Mais si le polar est indissociable des questions morales, il n’en reste pas moins drôle. Ici, meurtres riment avec fou rires. À la manière de Parasite, où la bassesse des protagonistes est telle qu’elle en devient absurde, Lucky Strike joue sur un rythme exponentiel. Plus les événements se compliquent, plus les individus sont maladroits et deviennent cruels. Dès le départ déjà, tous les éléments sont réunis pour arracher un rictus au spectateur, en jouant sur des situations particulièrement mesquines. Ainsi, la vieille mère, en plus d’être odieuse, est incontinente. Le malfrat lui, est aussi nigaud qu’abruti. En somme, le rire s’invite honteusement à l’écran quand la médiocrité des personnages se fait trop grande. À la frontière des genres, le film s’amuse alors d’un va et vient incessant entre film noir et comédie grinçante. Un indispensable quand la violence est aussi crue, car le rire a le mérite d’éponger le sang.
Une déconstruction du temps
Si le film pêche parfois par un académisme un peu trop lisse – en respectant si bien la recette du film noir coréen, les situations en sont inévitablement attendues –, il ne cesse cependant de surprendre le spectateur en mélangeant les temporalités. Structuré en chapitres courts, Lucky Strike a de ça d’original qu’il n’est en rien chronologique. Le scénario se compose à la manière d’une enquête policière où l’on essaye de recoller les morceaux. Un procédé narratif qui, en plus de surprendre, permet aussi de tisser des liens insoupçonnés entre les personnages.

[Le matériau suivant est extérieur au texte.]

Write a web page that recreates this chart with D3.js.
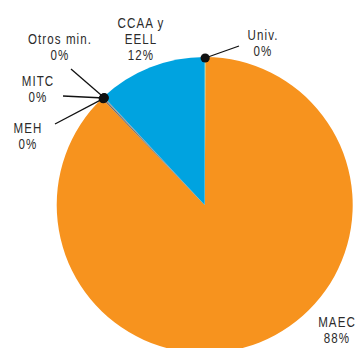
<!DOCTYPE html>
<html>
<head>
<meta charset="utf-8">
<script src="https://cdn.jsdelivr.net/npm/d3@7"></script>
<style>
  html, body { margin: 0; padding: 0; background: #fff; }
  svg { display: block; }
  text { font-family: "Liberation Sans", Arial, sans-serif; font-size: 15px; fill: #2b2b2b; letter-spacing: 1.4px; }
</style>
</head>
<body>
<svg id="chart" width="359" height="348"></svg>
<script>
// Distribución por agente (porcentaje), en orden horario desde las 12
const agents = ["Univ.", "MAEC", "MEH", "MITC", "Otros min.", "CCAA y\nEELL"];
const shares = [0.1, 87.7, 0.15, 0.05, 0.05, 11.95];
const sliceColors = ["#9ccf6a", "#f7931e", "#6d6e71", "#8a8a8a", "#7a7a7a", "#00a3e0"];
// Etiquetas mostradas (valor redondeado)
const shownPct = shares.map(v => Math.round(v) + "%");

// Colocación de las etiquetas: centro del texto, línea base de la primera línea
// y extremo exterior de la línea guía (null = sin guía)
const labelLayout = [
  { x: 263, y: 40, lead: [239, 46] },
  { x: 337, y: 327, lead: null },
  { x: 28, y: 133, lead: [55, 124] },
  { x: 38, y: 86, lead: [63, 96] },
  { x: 60, y: 44, lead: [71, 69] },
  { x: 141, y: 28, lead: null }
];

const svg = d3.select("#chart");
const cx = 204.7, cy = 205, radius = 148;
const g = svg.append("g").attr("transform", `translate(${cx},${cy})`);

const pie = d3.pie().sort(null).value(d => d.value);
const arcs = pie(agents.map((a, i) => ({ name: a, value: shares[i], i })));
const arc = d3.arc().innerRadius(0).outerRadius(radius);

g.selectAll("path.slice")
  .data(arcs)
  .join("path")
  .attr("class", "slice")
  .attr("d", arc)
  .attr("fill", d => sliceColors[d.data.i]);

// Puntos y guías para los sectores pequeños
const small = arcs.filter(d => labelLayout[d.data.i].lead);
const dotPos = d => {
  const a = (d.startAngle + d.endAngle) / 2;
  return [cx + (radius - 1) * Math.sin(a), cy - (radius - 1) * Math.cos(a)];
};

svg.selectAll("line.lead")
  .data(small)
  .join("line")
  .attr("class", "lead")
  .attr("x1", d => dotPos(d)[0])
  .attr("y1", d => dotPos(d)[1])
  .attr("x2", d => labelLayout[d.data.i].lead[0])
  .attr("y2", d => labelLayout[d.data.i].lead[1])
  .attr("stroke", "#111")
  .attr("stroke-width", 1.3);

svg.selectAll("circle.dot")
  .data(small)
  .join("circle")
  .attr("class", "dot")
  .attr("cx", d => dotPos(d)[0])
  .attr("cy", d => dotPos(d)[1])
  .attr("r", 4.6)
  .attr("fill", "#111");

// Textos (tipografía estrechada horizontalmente)
const labels = svg.selectAll("text.lbl")
  .data(arcs)
  .join("text")
  .attr("class", "lbl")
  .attr("text-anchor", "middle")
  .attr("transform", d => `translate(${labelLayout[d.data.i].x},${labelLayout[d.data.i].y}) scale(0.77,1)`);

labels.each(function(d) {
  const lines = d.data.name.split("\n").concat([shownPct[d.data.i]]);
  const t = d3.select(this);
  lines.forEach((s, k) => {
    t.append("tspan")
      .attr("x", 0)
      .attr("dy", k === 0 ? 0 : 16)
      .text(s);
  });
});
</script>
</body>
</html>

Jeon Do-yeon, Jung Woo-sung, Bae Sung-woo, Jeong Man-sik…. Si ces noms n’évoquent pas grand-chose en France, ils sont pourtant célèbres en Corée du Sud. Pour son premier long-métrage, le cinéaste a sorti le grand jeu et s’est offert un casting particulièrement chevronné. Les acteurs multi-primés dans leur pays forgent le caractère du film avec brio, imposant leur propre rythme. Parmi eux, Jeon Do-yeon (que l’on a vu notamment dans The Housemaid en 2010) incarne magnifiquement le personnage clé de l’intrigue en déconstruisant le mythe de la femme fatale. En maquerelle cupide, elle s’impose dans un univers masculin où finalement tous les hommes sont faibles.
Drôle, sanglant et explosif, Lucky Strike impressionne par sa maîtrise. Film aussi fou que fin, il promet d’ouvrir la voie à une carrière fructueuse pour Kim Yong-hoon, qui s’était jusqu’alors fait connaître pour ses court-métrages et documentaires stylisés. Le vice comme fil conducteur, le cinéaste parvient ici à transposer le film de mafieux parmi des personnages ordinaires. Comme souvent dans le polar coréen, tous les torts de la société moderne s’invitent dans cette intrigue haletante où les émotions poussées à l’extrême s’achèvent sur un final grandiose.
Lucky Strike (2020) de Kim Yong-Hoon. Sortie en salle le 8 juillet.